--- Start DATA PROVIDED ---

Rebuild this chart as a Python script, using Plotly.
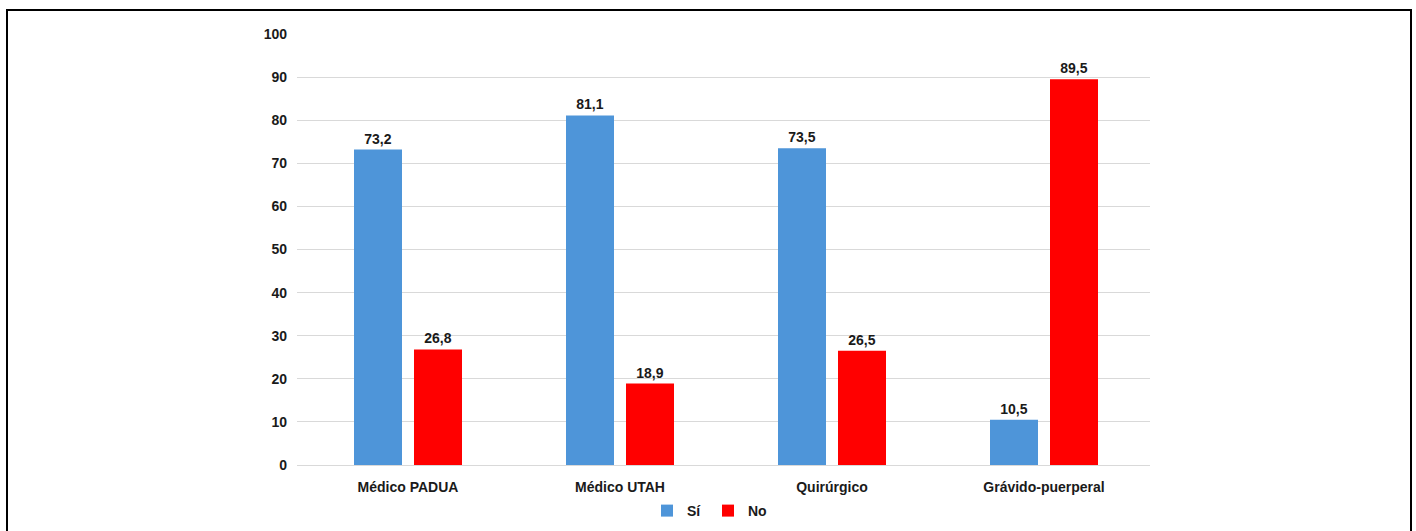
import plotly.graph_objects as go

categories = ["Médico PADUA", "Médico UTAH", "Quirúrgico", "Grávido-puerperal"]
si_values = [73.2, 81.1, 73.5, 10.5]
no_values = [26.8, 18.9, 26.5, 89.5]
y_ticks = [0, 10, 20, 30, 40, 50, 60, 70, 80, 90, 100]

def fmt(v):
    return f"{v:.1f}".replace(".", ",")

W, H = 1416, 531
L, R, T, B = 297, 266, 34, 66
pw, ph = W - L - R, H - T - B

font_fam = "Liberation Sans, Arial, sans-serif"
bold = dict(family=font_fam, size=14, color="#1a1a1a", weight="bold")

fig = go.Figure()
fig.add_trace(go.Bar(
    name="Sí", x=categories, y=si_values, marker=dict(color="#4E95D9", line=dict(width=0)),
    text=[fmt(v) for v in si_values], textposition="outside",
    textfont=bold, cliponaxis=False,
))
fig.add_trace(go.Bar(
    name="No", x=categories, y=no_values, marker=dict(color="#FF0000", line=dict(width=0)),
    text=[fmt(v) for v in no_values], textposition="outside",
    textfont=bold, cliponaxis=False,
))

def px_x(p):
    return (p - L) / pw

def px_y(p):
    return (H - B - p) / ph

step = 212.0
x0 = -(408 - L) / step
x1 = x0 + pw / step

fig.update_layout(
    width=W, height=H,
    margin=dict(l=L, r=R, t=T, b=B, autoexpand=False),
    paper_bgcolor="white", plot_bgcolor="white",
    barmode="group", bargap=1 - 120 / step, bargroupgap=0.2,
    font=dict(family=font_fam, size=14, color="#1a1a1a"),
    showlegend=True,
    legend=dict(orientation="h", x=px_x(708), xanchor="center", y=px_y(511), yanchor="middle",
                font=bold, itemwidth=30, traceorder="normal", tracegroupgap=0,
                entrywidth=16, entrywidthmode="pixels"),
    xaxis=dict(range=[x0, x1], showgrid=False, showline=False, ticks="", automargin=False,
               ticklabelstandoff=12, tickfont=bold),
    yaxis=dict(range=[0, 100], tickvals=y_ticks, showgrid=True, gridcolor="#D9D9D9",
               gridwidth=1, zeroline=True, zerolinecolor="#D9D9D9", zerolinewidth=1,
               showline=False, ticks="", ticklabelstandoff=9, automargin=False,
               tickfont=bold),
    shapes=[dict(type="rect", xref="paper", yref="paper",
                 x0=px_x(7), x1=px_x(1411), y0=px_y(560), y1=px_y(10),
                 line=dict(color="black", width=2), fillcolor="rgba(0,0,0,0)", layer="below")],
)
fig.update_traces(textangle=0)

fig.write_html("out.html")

--- End DATA PROVIDED ---

PROBLEM DESCRIPTION:
Working from the material above, transcribe it exactly while omitting pictures.

TASK SOLUTION:
Rebuild this chart as a Python script, using Plotly.
import plotly.graph_objects as go

categories = ["Médico PADUA", "Médico UTAH", "Quirúrgico", "Grávido-puerperal"]
si_values = [73.2, 81.1, 73.5, 10.5]
no_values = [26.8, 18.9, 26.5, 89.5]
y_ticks = [0, 10, 20, 30, 40, 50, 60, 70, 80, 90, 100]

def fmt(v):
    return f"{v:.1f}".replace(".", ",")

W, H = 1416, 531
L, R, T, B = 297, 266, 34, 66
pw, ph = W - L - R, H - T - B

font_fam = "Liberation Sans, Arial, sans-serif"
bold = dict(family=font_fam, size=14, color="#1a1a1a", weight="bold")

fig = go.Figure()
fig.add_trace(go.Bar(
    name="Sí", x=categories, y=si_values, marker=dict(color="#4E95D9", line=dict(width=0)),
    text=[fmt(v) for v in si_values], textposition="outside",
    textfont=bold, cliponaxis=False,
))
fig.add_trace(go.Bar(
    name="No", x=categories, y=no_values, marker=dict(color="#FF0000", line=dict(width=0)),
    text=[fmt(v) for v in no_values], textposition="outside",
    textfont=bold, cliponaxis=False,
))

def px_x(p):
    return (p - L) / pw

def px_y(p):
    return (H - B - p) / ph

step = 212.0
x0 = -(408 - L) / step
x1 = x0 + pw / step

fig.update_layout(
    width=W, height=H,
    margin=dict(l=L, r=R, t=T, b=B, autoexpand=False),
    paper_bgcolor="white", plot_bgcolor="white",
    barmode="group", bargap=1 - 120 / step, bargroupgap=0.2,
    font=dict(family=font_fam, size=14, color="#1a1a1a"),
    showlegend=True,
    legend=dict(orientation="h", x=px_x(708), xanchor="center", y=px_y(511), yanchor="middle",
                font=bold, itemwidth=30, traceorder="normal", tracegroupgap=0,
                entrywidth=16, entrywidthmode="pixels"),
    xaxis=dict(range=[x0, x1], showgrid=False, showline=False, ticks="", automargin=False,
               ticklabelstandoff=12, tickfont=bold),
    yaxis=dict(range=[0, 100], tickvals=y_ticks, showgrid=True, gridcolor="#D9D9D9",
               gridwidth=1, zeroline=True, zerolinecolor="#D9D9D9", zerolinewidth=1,
               showline=False, ticks="", ticklabelstandoff=9, automargin=False,
               tickfont=bold),
    shapes=[dict(type="rect", xref="paper", yref="paper",
                 x0=px_x(7), x1=px_x(1411), y0=px_y(560), y1=px_y(10),
                 line=dict(color="black", width=2), fillcolor="rgba(0,0,0,0)", layer="below")],
)
fig.update_traces(textangle=0)

fig.write_html("out.html")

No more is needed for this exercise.